What you need to know about the new Holidays Act

Hundreds of businesses were non-compliant because of previous legislation – will new changes fix the problem?

What you need to know about the new Holidays Act

The Holidays Act of 2003 has been a source of frustration for payroll departments all over New Zealand. The ambiguous wording of the Act led to a host of businesses having to make arrears payments that totalled millions of dollars. Ironically, even the Ministry of Business, Innovation, and Employment was caught up in the fiasco dubbed the Holiday Pay Crisis.

In 2018, a task force was put together to make recommendations on changing the act and the recommended changes were accepted in February, 2021. Though they are still subject to the parliamentary process, 2023 should see the largest overhaul of the Holidays Act in 20 years come into effect in Aotearoa.

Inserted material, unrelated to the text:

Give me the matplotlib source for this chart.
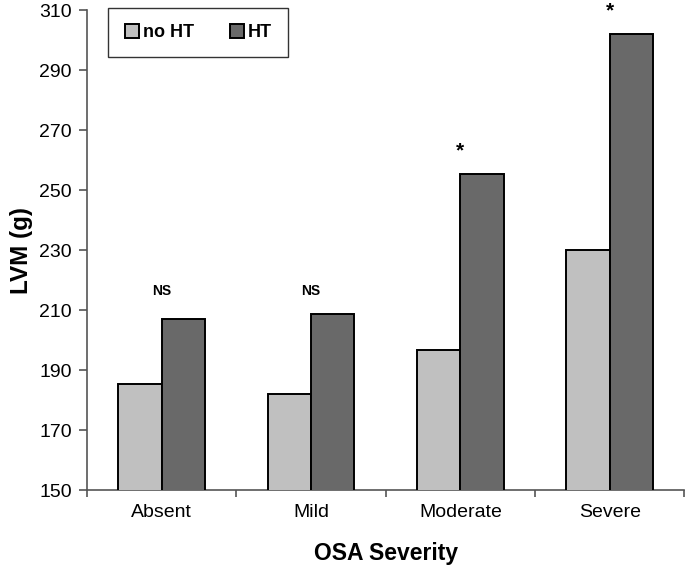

The changes are largely meant to address the ambiguity that has led to non-compliance when calculating holiday entitlements.

Two years ago, when the government accepted the Holidays Act Taskforce’s recommendations, minister for workplace relations and safety Michael Wood told the media, “Changes to the Holidays Act are going to end a very long period of confusion, underpayments, and big settlements that have plagued the sector over the last 16 years.”

Alice Milne, an associate at Mactodd Lawyers, told HRD, “I think there is good intent and there are some things that are going to be clarified; for example, the definition of gross earnings including all payments made.”

“But if there continues to be ambiguity there will continue to be non-compliance.”

Catching up with the contemporary workplace

Milne explained that much of the non-compliance has been blamed on payroll software that is very rule-based and doesn’t necessarily reflect the reality of today’s working environment.

The world of work has changed. With flexible working practices, an employee’s shifts can change weekly or even daily, while payroll technology is generally marketed as an all-in-one, set-and-forget solution that doesn’t necessarily reflect todays working practices.

“There needs to be a level of understanding that calculations aren’t quite that simple,” she said. “HR managers need to understand the complexities of their payroll system and the actual functions and methods that system is set up to complete, and they need to be conscious that payroll systems need to be constantly monitored.”

“I think what has been done is somewhat of a patchwork solution and it's possible that more work could be done to reflect the flexibility in today's working arrangements,” said Milne.

4 major changes

Here are four major changes that HR teams need to watch as the new Act moves through parliament:

Calculating annual holiday payments: Previously, annual holiday payments were calculated by ordinary weekly pay or the average weekly earnings over the past 12 months. The proposed changes mean that annual holiday payments can also be paid at the average weekly earnings over the past 13 weeks.

Employees will be entitled to some types of leave sooner: In the Holidays Act 2003, accessing types of leave required employees to have worked for the employer for a period of time before they can use the leave. The new changes mean certain types of leave will be available to employees from the day they start their employment. This includes family violence leave, bereavement leave, and sick leave.

Pay-as-you-go details clarified: The way pay-as-you-go applies to intermittent or irregular work has been clarified. The new Holidays Act means employers will no longer be able to pay pay-as-you-go employees on a fixed-term contract of less than 12 months.

Parental leave will no longer affect annual leave pay after an employee returns to work: The parental leave override has been scrapped. Under the proposed changes the override will be done away with and returning employees will be paid the full rate for annual leave.